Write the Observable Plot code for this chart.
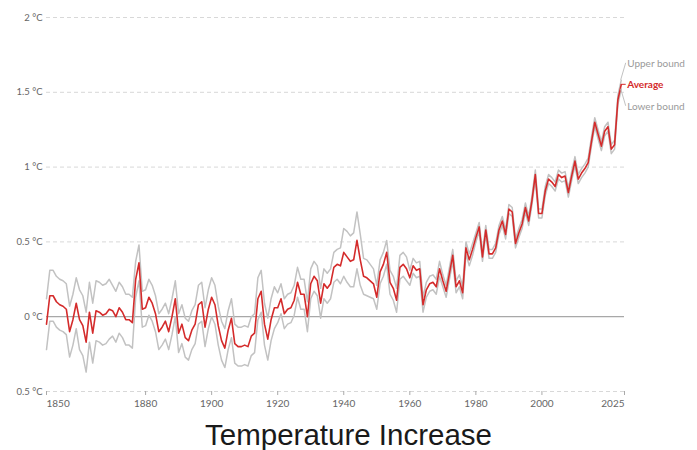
<!DOCTYPE html>
<html>
<head>
<meta charset="utf-8">
<script src="https://cdn.jsdelivr.net/npm/d3@7"></script>
<script src="https://cdn.jsdelivr.net/npm/@observablehq/plot@0.6"></script>
<style>
  html, body { margin: 0; padding: 0; background: #fff; overflow: hidden; }
  #chart { width: 697px; height: 415px; }
  #title { width: 697px; text-align: center; font-family: 'Liberation Sans', Arial, sans-serif; font-size: 29.5px; font-weight: normal; color: #1a1a1a; line-height: 30px; margin-top: 5px; }
</style>
</head>
<body>
<div id="chart"></div>
<div id="title">Temperature Increase</div>
<script>
const startYear = 1850;
const average = [
-0.05,0.14,0.14,0.10,0.08,0.07,0.05,-0.10,-0.02,0.09,
-0.02,-0.06,-0.17,0.03,-0.11,0.04,0.03,0.01,0.02,0.05,
0.04,0.00,0.06,0.03,-0.02,-0.02,-0.04,0.25,0.36,0.05,
0.06,0.13,0.09,0.02,-0.10,-0.07,-0.03,-0.10,0.00,0.12,
-0.11,-0.05,-0.14,-0.16,-0.09,-0.05,0.08,0.10,-0.07,0.05,
0.13,0.08,-0.06,-0.16,-0.21,-0.09,-0.01,-0.18,-0.20,-0.20,
-0.19,-0.20,-0.13,-0.11,0.12,0.17,-0.05,-0.15,-0.02,0.06,
0.06,0.12,0.02,0.05,0.06,0.11,0.23,0.15,0.15,0.00,
0.22,0.27,0.24,0.09,0.22,0.19,0.22,0.33,0.35,0.34,
0.43,0.40,0.37,0.38,0.51,0.38,0.27,0.26,0.24,0.22,
0.13,0.30,0.35,0.43,0.23,0.19,0.11,0.33,0.35,0.32,
0.26,0.34,0.31,0.32,0.08,0.18,0.22,0.23,0.20,0.32,
0.24,0.17,0.29,0.41,0.20,0.24,0.16,0.46,0.38,0.45,
0.53,0.60,0.40,0.58,0.42,0.42,0.46,0.58,0.64,0.55,
0.72,0.70,0.49,0.56,0.62,0.73,0.64,0.78,0.95,0.69,
0.69,0.84,0.92,0.90,0.87,0.95,0.93,0.94,0.83,0.94,
1.04,0.92,0.96,0.99,1.03,1.17,1.30,1.22,1.14,1.24,
1.27,1.12,1.15,1.45,1.55
];
const upperBound = [
0.12,0.31,0.31,0.27,0.25,0.24,0.22,0.07,0.15,0.26,
0.18,0.14,0.03,0.23,0.09,0.24,0.23,0.21,0.22,0.25,
0.21,0.17,0.23,0.20,0.15,0.15,0.13,0.37,0.48,0.17,
0.18,0.25,0.21,0.14,0.02,0.05,0.09,0.02,0.12,0.24,
0.02,0.08,-0.01,-0.03,0.04,0.08,0.21,0.23,0.06,0.18,
0.26,0.21,0.07,-0.03,-0.08,0.04,0.12,-0.05,-0.07,-0.07,
-0.06,-0.07,0.00,0.02,0.26,0.31,0.09,-0.01,0.12,0.20,
0.16,0.22,0.12,0.15,0.16,0.21,0.33,0.25,0.25,0.10,
0.32,0.37,0.34,0.19,0.32,0.29,0.32,0.43,0.45,0.46,
0.59,0.57,0.54,0.56,0.70,0.55,0.39,0.38,0.35,0.32,
0.21,0.38,0.43,0.51,0.31,0.27,0.19,0.41,0.43,0.40,
0.31,0.39,0.36,0.37,0.13,0.23,0.27,0.28,0.25,0.37,
0.28,0.21,0.33,0.45,0.24,0.28,0.20,0.50,0.42,0.49,
0.56,0.63,0.43,0.61,0.45,0.45,0.49,0.61,0.67,0.58,
0.75,0.73,0.52,0.59,0.65,0.76,0.67,0.81,0.98,0.72,
0.72,0.87,0.95,0.93,0.90,0.98,0.96,0.97,0.86,0.97,
1.07,0.95,0.99,1.02,1.06,1.20,1.33,1.25,1.17,1.27,
1.30,1.15,1.18,1.48,1.58
];
const lowerBound = [
-0.22,-0.03,-0.03,-0.07,-0.09,-0.10,-0.12,-0.27,-0.19,-0.08,
-0.22,-0.26,-0.37,-0.17,-0.31,-0.16,-0.17,-0.19,-0.18,-0.15,
-0.13,-0.17,-0.11,-0.14,-0.19,-0.19,-0.21,0.13,0.24,-0.07,
-0.06,0.01,-0.03,-0.10,-0.22,-0.19,-0.15,-0.22,-0.12,0.00,
-0.24,-0.18,-0.27,-0.29,-0.22,-0.18,-0.05,-0.03,-0.20,-0.08,
0.00,-0.05,-0.19,-0.29,-0.34,-0.22,-0.14,-0.31,-0.33,-0.33,
-0.32,-0.33,-0.26,-0.24,-0.02,0.03,-0.19,-0.29,-0.16,-0.08,
-0.04,0.02,-0.08,-0.05,-0.04,0.01,0.13,0.05,0.05,-0.10,
0.12,0.17,0.14,-0.01,0.12,0.09,0.12,0.23,0.25,0.22,
0.27,0.23,0.20,0.20,0.32,0.21,0.15,0.14,0.13,0.12,
0.05,0.22,0.27,0.35,0.15,0.11,0.03,0.25,0.27,0.24,
0.21,0.29,0.26,0.27,0.03,0.13,0.17,0.18,0.15,0.27,
0.20,0.13,0.25,0.37,0.16,0.20,0.12,0.42,0.34,0.41,
0.50,0.57,0.37,0.55,0.39,0.39,0.43,0.55,0.61,0.52,
0.69,0.67,0.46,0.53,0.59,0.70,0.61,0.75,0.92,0.66,
0.66,0.81,0.89,0.87,0.84,0.92,0.90,0.91,0.80,0.91,
1.01,0.89,0.93,0.96,1.00,1.14,1.27,1.19,1.11,1.21,
1.24,1.09,1.12,1.42,1.52
];
const yTicks = [-0.5, 0, 0.5, 1, 1.5, 2];
const yTickLabels = ["0.5 °C", "0 °C", "0.5 °C", "1 °C", "1.5 °C", "2 °C"];
const xTicks = [1850, 1880, 1900, 1920, 1940, 1960, 1980, 2000, 2025];
const seriesNames = ["Upper bound", "Average", "Lower bound"];
const seriesColors = ["#c2c2c2", "#d42b2b", "#c2c2c2"];
const labelColors = ["#9a9a9a", "#d42b2b", "#9a9a9a"];

const rows = average.map((v, i) => ({
  year: startYear + i, average: v, upper: upperBound[i], lower: lowerBound[i]
}));
const last = rows[rows.length - 1];
const lastValues = [last.upper, last.average, last.lower];
const labelDy = [-17, 0, 17];

const font = "Lato, 'Open Sans', sans-serif";
const plot = Plot.plot({
  width: 697,
  height: 415,
  marginLeft: 46,
  marginRight: 73,
  marginTop: 17,
  marginBottom: 24,
  style: { fontFamily: font, fontSize: "10px", color: "#666", background: "#fff" },
  x: { domain: [1850, 2025] },
  y: { domain: [-0.5, 2] },
  marks: [
    Plot.ruleY(yTicks.filter(d => d !== 0), { stroke: "#d8d8d8", strokeDasharray: "4,3", strokeWidth: 1 }),
    Plot.ruleY([0], { stroke: "#a8a8a8", strokeWidth: 1.2 }),
    Plot.axisY(yTicks, { tickSize: 0, tickPadding: 4, tickFormat: (d) => yTickLabels[yTicks.indexOf(d)], fontSize: 9.5, fill: "#666", label: null }),
    Plot.axisX(xTicks.slice(1, -1), { tickSize: 4, tickPadding: 4, stroke: "#aaa", tickFormat: d => String(d), label: null, fill: "#666" }),
    Plot.axisX([xTicks[0]], { tickSize: 4, tickPadding: 4, stroke: "#aaa", tickFormat: d => String(d), textAnchor: "start", label: null, fill: "#666" }),
    Plot.axisX([xTicks[xTicks.length - 1]], { tickSize: 4, tickPadding: 4, stroke: "#aaa", tickFormat: d => String(d), textAnchor: "end", label: null, fill: "#666" }),
    Plot.line(rows, { x: "year", y: "upper", stroke: seriesColors[0], strokeWidth: 1.5 }),
    Plot.line(rows, { x: "year", y: "lower", stroke: seriesColors[2], strokeWidth: 1.5 }),
    Plot.line(rows, { x: "year", y: "average", stroke: seriesColors[1], strokeWidth: 1.6 }),
    ...seriesNames.map((name, i) => Plot.text([name], {
      x: () => last.year, y: () => lastValues[i], text: d => d,
      dx: 6, dy: labelDy[i], textAnchor: "start", fill: labelColors[i],
      fontSize: 10, fontWeight: i === 1 ? "bold" : "normal"
    }))
  ]
});
document.getElementById("chart").appendChild(plot);

// connectors from the series end to the shifted labels
const xs = plot.scale("x"), ys = plot.scale("y");
const svg = d3.select(plot);
seriesNames.forEach((name, i) => {
  const x0 = xs.apply(last.year), y0 = ys.apply(lastValues[i]);
  svg.append("line")
    .attr("x1", x0).attr("y1", y0)
    .attr("x2", x0 + 5).attr("y2", y0 + labelDy[i])
    .attr("stroke", seriesColors[i]).attr("stroke-width", 1);
});
</script>
</body>
</html>
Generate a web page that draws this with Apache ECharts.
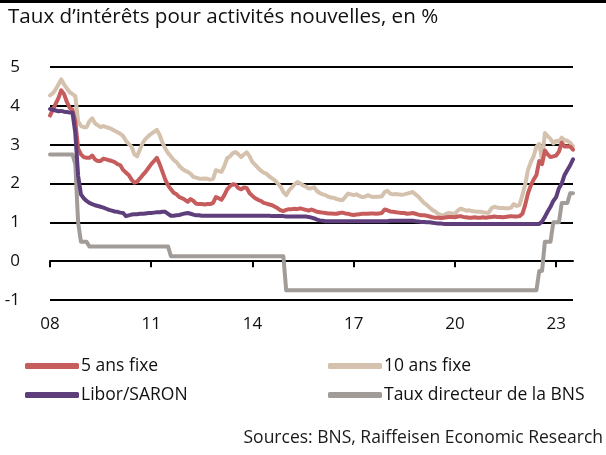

Problem requirements:
From the records above, copy every line that holds the word "this".

Answer in full:
Write the Observable Plot code for this chart.
Generate a web page that draws this with Apache ECharts.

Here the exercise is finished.